The reception has been overwhelmingly positive and I am immeasurably grateful. The Suit has to date been shown at film festivals in 83 cities and towns in 28 countries. It won South Africa’s national film award, the SAFTA, for Best Short Film, as well as the Best International Short & Best of the Festival Awards at the Oscar-qualifying BronzeLens Film Festival of Atlanta. The Suit was selected by France’s Académie des Arts et Téchniques du Cinéma as one of the best short films of the year, acknowledged by UNICEF at its headquarters in Paris. Not only did it win Best Short Film at the Scotland African Film Festival (Africa in Motion) of Edinburgh & Glasgow, the Audience Award at the Black Harvest Film Festival in Chicago, the Audience Award at the Cape Town leg of the Shnit International Film Festival of Switzerland, but it also received Special Jury Recognition at the Oscar-qualifying Pan-African Film Festival of Los Angeles, one of three Oscar-qualifying festivals for which it was selected, and a Special Jury Mention at the Zanzibar International Film Festival. In terms of the international distribution of locally-funded and locally-produced South African films, The Suit is surpassed in scope only by the Oscar-winning feature Tsotsi. It has been covered extensively in the media. This was my first professional film, so I don’t think we did too badly.

Photo: John Kani (left), Jarryd Coetsee (middle), and Atandwa Kani (rigth) on set, seated on a bus that was supplied for use in the film by the James Hall Museum of Transport in Johannesburg. The bus actually drove the Sophiatown route in the 1950s and the museum mechanics fixed it so that it would be able to drive for us.

What are the upcoming projects you are working on?

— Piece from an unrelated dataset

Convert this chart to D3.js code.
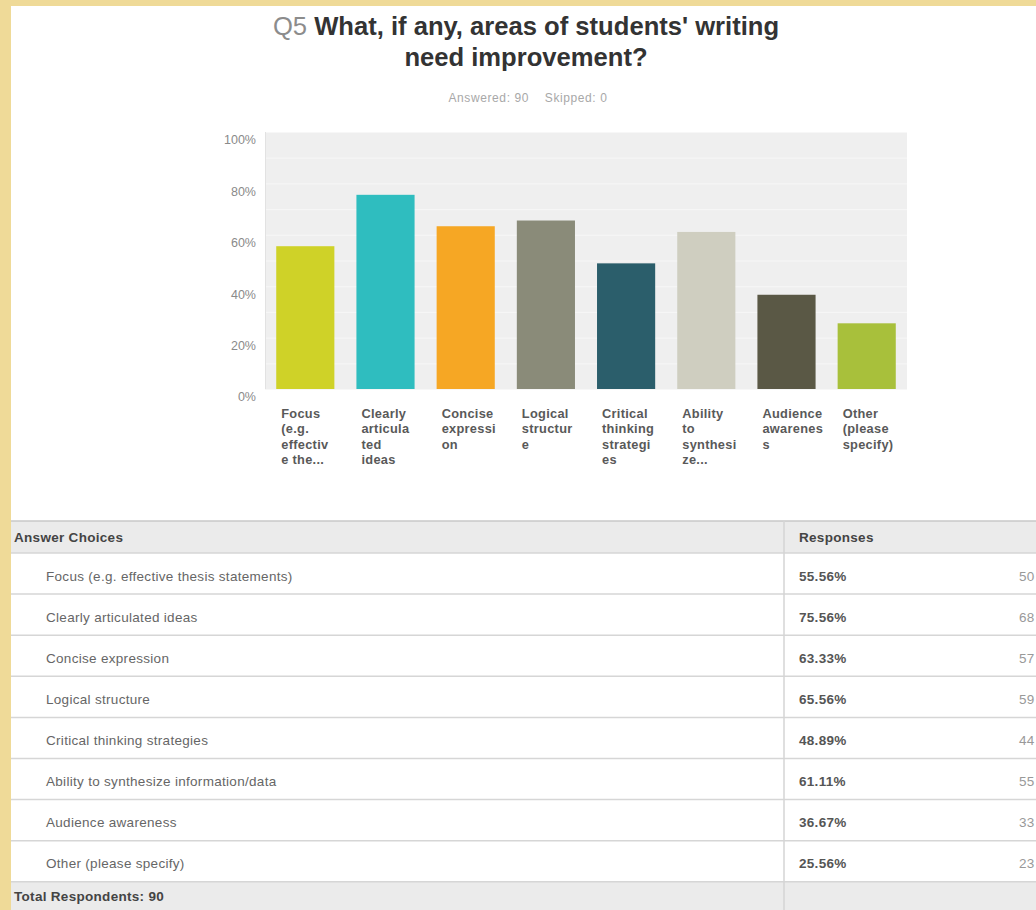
<!DOCTYPE html>
<html>
<head>
<meta charset="utf-8">
<script src="https://cdn.jsdelivr.net/npm/d3@7"></script>
<style>
  html, body { margin: 0; padding: 0; background: #efda98; }
  svg { display: block; }
</style>
</head>
<body>
<svg id="chart" width="1036" height="910"></svg>
<script>
const questionNo = "Q5";
const titleLines = ["What, if any, areas of students' writing", "need improvement?"];
const answered = 90;
const skipped = 0;
const categories = [
  "Focus (e.g. effective thesis statements)",
  "Clearly articulated ideas",
  "Concise expression",
  "Logical structure",
  "Critical thinking strategies",
  "Ability to synthesize information/data",
  "Audience awareness",
  "Other (please specify)"
];
const axisLabelLines = [
  ["Focus", "(e.g.", "effectiv", "e the..."],
  ["Clearly", "articula", "ted", "ideas"],
  ["Concise", "expressi", "on"],
  ["Logical", "structur", "e"],
  ["Critical", "thinking", "strategi", "es"],
  ["Ability", "to", "synthesi", "ze..."],
  ["Audience", "awarenes", "s"],
  ["Other", "(please", "specify)"]
];
const percents = [55.56, 75.56, 63.33, 65.56, 48.89, 61.11, 36.67, 25.56];
const counts = [50, 68, 57, 59, 44, 55, 33, 23];
const yTicks = [0, 20, 40, 60, 80, 100];
const barColors = ["#cfd228", "#2fbdbf", "#f6a724", "#8a8b79", "#2b5e6b", "#cfcec0", "#5a5845", "#a8c03b"];
const totalRespondents = 90;

const svg = d3.select("#chart");
const FONT = "'Liberation Sans', Arial, sans-serif";

// white panel
svg.append("rect").attr("x", 11).attr("y", 6).attr("width", 1036 - 11).attr("height", 910 - 6).attr("fill", "#ffffff");

// title
const t1 = svg.append("text").attr("x", 526).attr("y", 35).attr("text-anchor", "middle")
  .style("font-family", FONT).style("font-size", "25.6px");
t1.append("tspan").attr("fill", "#8c8c8c").text(questionNo + " ");
t1.append("tspan").attr("fill", "#333").attr("font-weight", "bold").text(titleLines[0]);
svg.append("text").attr("x", 526).attr("y", 66).attr("text-anchor", "middle")
  .style("font-family", FONT).style("font-size", "25.6px").attr("font-weight", "bold").attr("fill", "#333")
  .text(titleLines[1]);

svg.append("text").attr("x", 528).attr("y", 102).attr("text-anchor", "middle")
  .style("font-family", FONT).style("font-size", "12px").style("letter-spacing", "0.6px").attr("fill", "#a8a8a8")
  .text("Answered: " + answered + "\u00a0\u00a0\u00a0\u00a0Skipped: " + skipped);

// chart
const x = d3.scaleBand().domain(categories).range([265, 907]).paddingInner(0.275).paddingOuter(0.14);
const y = d3.scaleLinear().domain([0, 100]).range([389, 132]);

svg.append("rect").attr("x", 265).attr("y", y(100)).attr("width", 907 - 265).attr("height", y(0) - y(100)).attr("fill", "#efefef");

// faint grid stripes
const gridVals = d3.range(0, 101, 10);
svg.append("g").selectAll("line").data(gridVals).join("line")
  .attr("x1", 265).attr("x2", 907).attr("y1", d => y(d) + 0.5).attr("y2", d => y(d) + 0.5)
  .attr("stroke", "#f7f7f7").attr("stroke-width", 1);
svg.append("line").attr("x1", 265.5).attr("x2", 265.5).attr("y1", y(100)).attr("y2", y(0))
  .attr("stroke", "#e2e2e2");

const yAxis = d3.axisLeft(y).tickValues(yTicks).tickSize(0).tickPadding(9).tickFormat(d => d + "%");
const gy = svg.append("g").attr("transform", "translate(265,0)").call(yAxis);
gy.select(".domain").remove();
gy.selectAll("text").attr("dy", "0.95em").attr("fill", "#8a8a8a")
  .style("font-family", FONT).style("font-size", "12.5px");

svg.append("g").selectAll("rect").data(percents).join("rect")
  .attr("x", (d, i) => x(categories[i]))
  .attr("width", x.bandwidth())
  .attr("y", d => y(d))
  .attr("height", d => y(0) - y(d))
  .attr("fill", (d, i) => barColors[i]);

const xl = svg.append("g");
axisLabelLines.forEach((lines, i) => {
  const tx = xl.append("text").attr("x", x(categories[i]) + 5).attr("y", 418)
    .style("font-family", FONT).style("font-size", "12.8px").style("letter-spacing", "0.3px")
    .attr("font-weight", "bold").attr("fill", "#595959");
  lines.forEach((ln, j) => {
    tx.append("tspan").attr("x", x(categories[i]) + 5).attr("y", 418 + j * 15.3).text(ln);
  });
});

// table
const tableTop = 521, headerH = 32, rowH = 41.1;
const rowsTop = tableTop + headerH;
const totalTop = rowsTop + rowH * categories.length;
const colX = 784;

svg.append("rect").attr("x", 11).attr("y", tableTop).attr("width", 1036).attr("height", headerH).attr("fill", "#ebebeb");
svg.append("rect").attr("x", 11).attr("y", totalTop).attr("width", 1036).attr("height", 910 - totalTop).attr("fill", "#ebebeb");
svg.append("line").attr("x1", 11).attr("x2", 1036).attr("y1", tableTop).attr("y2", tableTop).attr("stroke", "#c9c9c9").attr("stroke-width", 1.5);

const rowLines = d3.range(categories.length + 1).map(i => rowsTop + i * rowH);
svg.append("g").selectAll("line").data(rowLines).join("line")
  .attr("x1", 11).attr("x2", 1036).attr("y1", d => d).attr("y2", d => d)
  .attr("stroke", "#d6d6d6").attr("stroke-width", 1.5);
svg.append("line").attr("x1", colX).attr("x2", colX).attr("y1", tableTop).attr("y2", 910)
  .attr("stroke", "#d4d4d4").attr("stroke-width", 1.5);

const textStyle = sel => sel.style("font-family", FONT).style("font-size", "13.5px").style("letter-spacing", "0.3px");

svg.append("text").attr("x", 14).attr("y", tableTop + headerH / 2 + 5).call(textStyle)
  .attr("font-weight", "bold").attr("fill", "#444").text("Answer Choices");
svg.append("text").attr("x", 799).attr("y", tableTop + headerH / 2 + 5).call(textStyle)
  .attr("font-weight", "bold").attr("fill", "#444").text("Responses");

const rows = svg.append("g").selectAll("g").data(categories).join("g")
  .attr("transform", (d, i) => `translate(0,${rowsTop + i * rowH + rowH / 2 + 7})`);
rows.append("text").attr("x", 46).call(textStyle).attr("fill", "#666").text(d => d);
rows.append("text").attr("x", 799).call(textStyle).attr("font-weight", "bold").attr("fill", "#555")
  .text((d, i) => percents[i].toFixed(2) + "%");
rows.append("text").attr("x", 1019).call(textStyle).attr("fill", "#999").text((d, i) => counts[i]);

svg.append("text").attr("x", 14).attr("y", totalTop + 19).call(textStyle)
  .attr("font-weight", "bold").attr("fill", "#444").text("Total Respondents: " + totalRespondents);
</script>
</body>
</html>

Under the umbrella of my production company, Mandala Films, we are currently developing six feature films, the first of which will go into production in the new year. I can’t say too much about it yet for contractual reasons, but I’m very excited. It is an adaptation of a bestselling novel which explores in a seemingly magical way the concatenation of traditionalism and modernism in South Africa over three distinct periods and it will be highly accessible to both local and foreign audiences. We welcome the possibilities of co-production on all of our projects.